Augustin. Nous soutenons que les douleurs de l'enfantement sont la peine du péché; car, nous le savons, Dieu l'a formellement déclaré; il n'a parlé de la sorte à Eve qu'après qu'elle a eu violé sa défense, et il ne s'est exprimé ainsi que parce qu'il était irrité du mépris qu'elle avait fait de ses ordres. Cette colère de Dieu, tu as voulu en nier la puissance et les effets; c'est pourquoi, à t'entendre, les souffrances occasionnées par la maternité sont si peu le châtiment du péché, que les animaux eux-mêmes éprouvent des angoisses et des douleurs pareilles au moment où ils mettent bas, quoiqu'ils soient innocents de toute faute. Pourtant, ces animaux ne t'ont pas dit si les cris qu'ils poussent alors sont des cris de joie ou des lamentations. Lorsque les poules vont faire leurs veufs, elles semblent animées plutôt par l'allégresse que par le chagrin ; et quand elles les ont faits, elles poussent des cris semblables à ceux qu'elles poussent lorsqu'elles sont épouvantées ; mais au moment où elles pondent, elles gardent le plus profond silence ; ainsi en est-il des colombes et de tous les autres oiseaux : c'est là un fait incontestable et qu'on voit se réaliser tous les jours. Hé quoi ! les animaux ne sauraient nous dire ce qui se passe en eux, et un homme prétendrait le savoir pertinemment? Et il voudrait, malgré leur silence, interpréter leurs mouvements et leurs cris à l'heure de l'enfantement ? Qui sait si ces mouvements et ces cris, loin de trahir le sentiment de la douleur, ne sont pas, au contraire, l'expression d'un sentiment de plaisir ? Mais à quoi bon vouloir, en pareille matière, sonder les secrets de la nature, puisque notre cause n'en dépend pas ? Evidemment, si des animaux muets ne souffrent pas quand ils mettent bas; ton raisonnement est de nulle valeur ; s'ils souffrent, c'est le vrai châtiment de l'image de Dieu que de se voir ravalée jusqu'à partager la condition des bêtes ; or, ce châtiment infligé à l'image de Dieu serait souverainement injuste, s'il n'avait pour cause le péché.
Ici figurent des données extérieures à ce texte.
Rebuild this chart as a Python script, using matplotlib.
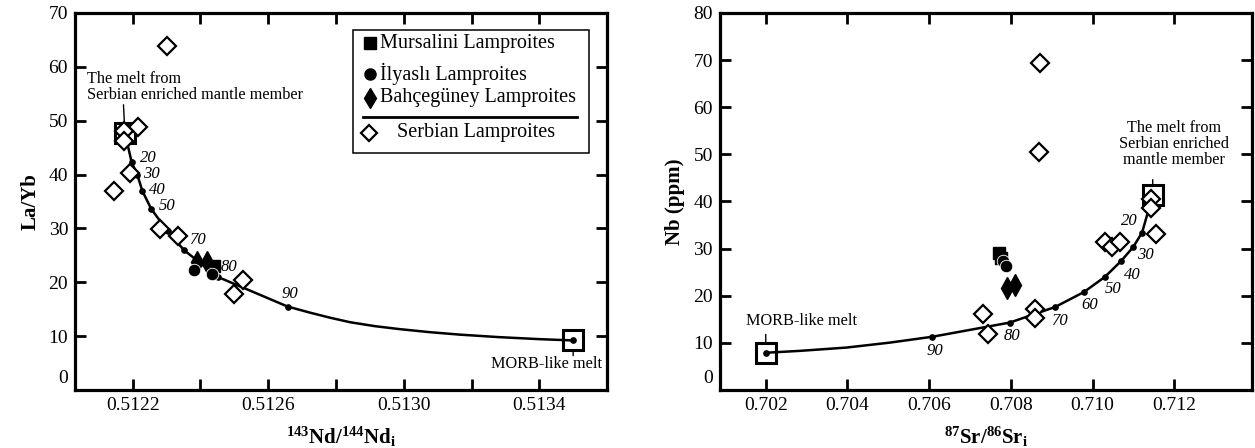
import numpy as np
import matplotlib.pyplot as plt
from matplotlib.patches import Rectangle
from matplotlib.transforms import ScaledTranslation

plt.rcParams['font.family'] = ['Liberation Serif', 'DejaVu Serif']
plt.rcParams['mathtext.fontset'] = 'custom'
plt.rcParams['mathtext.rm'] = 'Liberation Serif'
plt.rcParams['mathtext.it'] = 'Liberation Serif:italic'
plt.rcParams['mathtext.bf'] = 'Liberation Serif:bold'

# ---- left panel: La/Yb vs 143Nd/144Nd ----
serb_nd = [0.51230, 0.512217, 0.512174, 0.512174, 0.512191, 0.512145,
           0.512280, 0.512333, 0.512527, 0.512498]
serb_layb = [63.9, 48.8, 48.0, 46.2, 40.3, 36.9, 29.8, 28.6, 20.4, 17.8]
bah_nd = [0.512391, 0.512420]
bah_layb = [23.7, 23.7]
mur_nd = [0.512439]
mur_layb = [23.1]
ily_nd = [0.512380, 0.512434]
ily_layb = [22.3, 21.5]

# mixing curve (enriched melt -> MORB-like melt)
mix_nd = [0.512177, 0.512197, 0.512214, 0.512229, 0.512255, 0.512303,
          0.512351, 0.512451, 0.512657, 0.512724, 0.512782, 0.512841,
          0.512915, 0.512988, 0.513076, 0.513165, 0.513282, 0.513400, 0.5135]
mix_layb = [47.8, 42.3, 39.9, 36.9, 33.6, 29.5, 26.0, 21.0, 15.5, 14.35,
            13.43, 12.59, 11.85, 11.30, 10.74, 10.28, 9.81, 9.44, 9.2]
dot_nd = [0.512197, 0.512214, 0.512229, 0.512255, 0.512303, 0.512351,
          0.512451, 0.512657, 0.5135]
dot_layb = [42.3, 39.9, 36.9, 33.6, 29.5, 26.0, 21.0, 15.5, 9.2]
dot_lab1 = ['20', '30', '40', '50', '', '70', '80', '90', '']
lab_off1 = [(11.7, 2.9), (10, 0.5), (11, 1), (11.5, 2.4), (0, 0), (10, 7.2),
            (8, 7.2), (2, 8.8), (0, 0)]
melt1 = (0.512177, 47.8)
morb1 = (0.5135, 9.2)

# ---- right panel: Nb vs 87Sr/86Sr ----
serb_sr = [0.70871, 0.70869, 0.71144, 0.71144, 0.71155, 0.71030, 0.71048,
           0.71067, 0.70731, 0.70743, 0.70860, 0.70860]
serb_nb = [69.4, 50.4, 40.6, 38.6, 33.2, 31.3, 30.4, 31.3, 16.2, 11.8,
           17.2, 15.2]
mur_sr = [0.70771, 0.70775]
mur_nb = [29.0, 28.0]
ily_sr = [0.70781, 0.70789]
ily_nb = [27.3, 26.3]
bah_sr = [0.70791, 0.70809]
bah_nb = [21.6, 22.3]

mix_sr = [0.702, 0.702832, 0.703976, 0.705035, 0.70608, 0.70797, 0.70908,
          0.70979, 0.71030, 0.71069, 0.71099, 0.71121, 0.71147]
mix_nb = [7.9, 8.3, 9.0, 10.05, 11.3, 14.3, 17.6, 20.8, 24.0, 27.3, 30.3,
          33.4, 41.3]
dot_sr = [0.702, 0.70608, 0.70797, 0.70908, 0.70979, 0.71030, 0.71069,
          0.71099, 0.71121]
dot_nb = [7.9, 11.3, 14.3, 17.6, 20.8, 24.0, 27.3, 30.3, 33.4]
dot_lab2 = ['', '90', '80', '70', '60', '50', '40', '30', '20']
lab_off2 = [(0, 0), (1.7, -10.3), (2, -9.6), (3.4, -10.3), (4, -9.6),
            (6, -8.4), (8.4, -9.6), (9, -5.5), (-9, 8.4)]
melt2 = (0.71147, 41.3)
morb2 = (0.702, 7.9)

nd_ticks = [0.5122, 0.5124, 0.5126, 0.5128, 0.5130, 0.5132, 0.5134]
nd_labels = ['0.5122', '', '0.5126', '', '0.5130', '', '0.5134']
sr_ticks = [0.702, 0.704, 0.706, 0.708, 0.710, 0.712]
sr_labels = ['0.702', '0.704', '0.706', '0.708', '0.710', '0.712']

fig = plt.figure(figsize=(12.55, 4.48), dpi=100)
ax1 = fig.add_axes([0.0598, 0.1295, 0.4239, 0.8415])
ax2 = fig.add_axes([0.5737, 0.1295, 0.4239, 0.8415])

diam = dict(marker='D', ms=9, mfc='white', mec='black', mew=1.6, ls='none', zorder=5)
box = dict(marker='s', ms=14.5, mfc='none', mec='black', mew=2.2, ls='none', zorder=4)


def draw_panel(ax, sx, sy, mx, my, ix, iy, bx, by, cx, cy, dx, dy, labs, offs):
    ax.plot(cx, cy, '-', color='black', lw=1.8, zorder=2)
    ax.plot(dx, dy, 'o', color='black', ms=3.8, zorder=3)
    for x, y, t, o in zip(dx, dy, labs, offs):
        if t:
            ax.annotate(t, (x, y), xytext=o, textcoords='offset points',
                        ha='center', va='center', fontsize=12, style='italic')
    ax.plot(sx, sy, **diam)
    ax.plot(bx, by, 'd', color='black', ms=11, zorder=6)
    ax.plot(mx, my, 's', color='black', ms=8.5, zorder=6)
    ax.plot(ix, iy, 'o', color='black', ms=9, mec='white', mew=0.6, zorder=7)


draw_panel(ax1, serb_nd, serb_layb, mur_nd, mur_layb, ily_nd, ily_layb,
           bah_nd, bah_layb, mix_nd, mix_layb, dot_nd, dot_layb, dot_lab1, lab_off1)
draw_panel(ax2, serb_sr, serb_nb, mur_sr, mur_nb, ily_sr, ily_nb,
           bah_sr, bah_nb, mix_sr, mix_nb, dot_sr, dot_nb, dot_lab2, lab_off2)

# end-member boxes and notes
for ax, m in [(ax1, melt1), (ax1, morb1), (ax2, melt2), (ax2, morb2)]:
    ax.plot([m[0]], [m[1]], **box)

lead = dict(arrowstyle='-', lw=1.0, color='black', shrinkA=0, shrinkB=7.5)
ax1.annotate('', melt1, xytext=(-1, 20), textcoords='offset points', arrowprops=lead)
ax1.annotate('The melt from\nSerbian enriched mantle member', melt1,
             xytext=(-27.6, 44.5), textcoords='offset points',
             ha='left', va='top', fontsize=11.7, linespacing=1.0)
ax1.annotate('', morb1, xytext=(0, -11), textcoords='offset points', arrowprops=lead)
ax1.annotate('MORB-like melt', morb1, xytext=(-19.5, -17), textcoords='offset points',
             ha='center', va='center', fontsize=11.7)

ax2.annotate('', melt2, xytext=(0, 11.3), textcoords='offset points', arrowprops=lead)
ax2.annotate('The melt from\nSerbian enriched\nmantle member', melt2,
             xytext=(15.3, 54.5), textcoords='offset points',
             ha='center', va='top', fontsize=11.7, linespacing=1.0)
ax2.annotate('', morb2, xytext=(0, 13.2), textcoords='offset points', arrowprops=lead)
ax2.annotate('MORB-like melt', morb2, xytext=(26, 23), textcoords='offset points',
             ha='center', va='center', fontsize=11.7)

# legend drawn by hand (with separator line)
ax1.add_patch(Rectangle((0.522, 0.629), 0.445, 0.326, transform=ax1.transAxes,
                        fill=False, lw=1.1, zorder=8))
leg_rows = [('s', 'Mursalini Lamproites', 0.920, 8, 'black'),
            ('o', 'İlyaslı Lamproites', 0.838, 8, 'black'),
            ('d', 'Bahçegüney Lamproites', 0.775, 10, 'black')]
for mk, txt, yy, ms, c in leg_rows:
    ax1.plot([0.555], [yy], mk, color=c, ms=ms, transform=ax1.transAxes, zorder=9)
    ax1.text(0.573, yy, txt, transform=ax1.transAxes, va='center', fontsize=14.5)
ax1.plot([0.541, 0.944], [0.724, 0.724], '-', color='black', lw=2,
         transform=ax1.transAxes)
ax1.plot([0.553], [0.682], **dict(diam, transform=ax1.transAxes, ms=8.5))
ax1.text(0.605, 0.682, 'Serbian Lamproites', transform=ax1.transAxes,
         va='center', fontsize=14.5)

# axes
ax1.set_xlim(0.51203, 0.5136)
ax1.set_ylim(0, 70)
ax1.set_xticks(nd_ticks)
ax1.set_xticklabels(nd_labels)
ax1.set_yticks(range(0, 80, 10))
ax1.set_xlabel(r'$\mathbf{^{143}Nd/^{144}Nd_i}$', fontsize=15, labelpad=8)
ax1.set_ylabel('La/Yb', fontsize=15, fontweight='bold', labelpad=6)

ax2.set_xlim(0.70088, 0.7139)
ax2.set_ylim(0, 80)
ax2.set_xticks(sr_ticks)
ax2.set_xticklabels(sr_labels)
ax2.set_yticks(range(0, 90, 10))
ax2.set_xlabel(r'$\mathbf{^{87}Sr/^{86}Sr_i}$', fontsize=15, labelpad=8)
ax2.set_ylabel('Nb (ppm)', fontsize=15, fontweight='bold', labelpad=6)

for ax in (ax1, ax2):
    for s in ax.spines.values():
        s.set_linewidth(2.3)
    ax.tick_params(direction='in', length=8, width=2, top=True, right=True,
                   labelsize=14, pad=5)
    # the zero label sits a bit above the bottom spine in the original
    lab = ax.get_yticklabels()[0]
    lab.set_transform(lab.get_transform() + ScaledTranslation(0, 10 / 72, fig.dpi_scale_trans))

fig.savefig('out.png', dpi=100)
Mais il est une chose que je me garderai bien de dire, et pourtant tu as cru devoir la réfuter, comme si je la disais ; je me garderai de dire que si la femme souffre au moment où elle accouche, c'est en conséquence, non de sa propre faute, mais de celle de son enfant, et que c'est là la raison pour laquelle les fidèles, même après la rémission de leurs péchés, éprouvent de si atroces douleurs quand vient pour elles l'heure de l'enfantement. Que Dieu me préserve de parler ainsi ! Nous disons que la mort est la punition du péché ; mais avons-nous le droit d'en conclure et de dire qu'après la rémission de nos péchés elle a dû cesser d'exercer sur nous son empire ? Notre nature, viciée par la prévarication d'Adam, se trouve soumise à certaines peines, et ces peines, nous les proclamons châtiment du péché : or, elles continuent à nous affliger même après que nos fautes nous ont été remises, afin de mettre à l'épreuve notre foi relativement à la vie future où rien de pareil n'aura lieu. Aurions-nous vraiment la foi, si nous n'avions , pour croire, d'autre motif qu'une récompense immédiatement accordée à une vie exempte de douleurs et à l'abri des coups de la mort ? Ce point bien éclairci, à savoir que les maux engendrés en nous par le péché y demeurent pour éprouver notre foi, même après que le baptême a fait disparaître notre culpabilité, as-tu encore le droit d'attribuer la moindre valeur à ce raisonnement: « Si ce sacrement mystérieux a effacé toute iniquité dans l'âme de ceux qui l'ont reçu, et que, cependant, les difficultés de l'enfantement engendrent toujours la douleur, c'est chose de la dernière évidence, que les gémissements occasionnés par la maternité sont, chez les femmes, l'effet de la nature et non celui du péché ? » Ce raisonnement n'a contre nous aucune force ; et tu n'en ferais pas l'emploi, si tu avais en toi-même les forces de la foi, ou si tu pouvais y faire attention ces forces sont d'autant plus inébranlables, que nous espérons plus vivement ce que nous ne voyons pas, et que, par la patience au milieu des tribulations, nous attendons la plénitude du bonheur.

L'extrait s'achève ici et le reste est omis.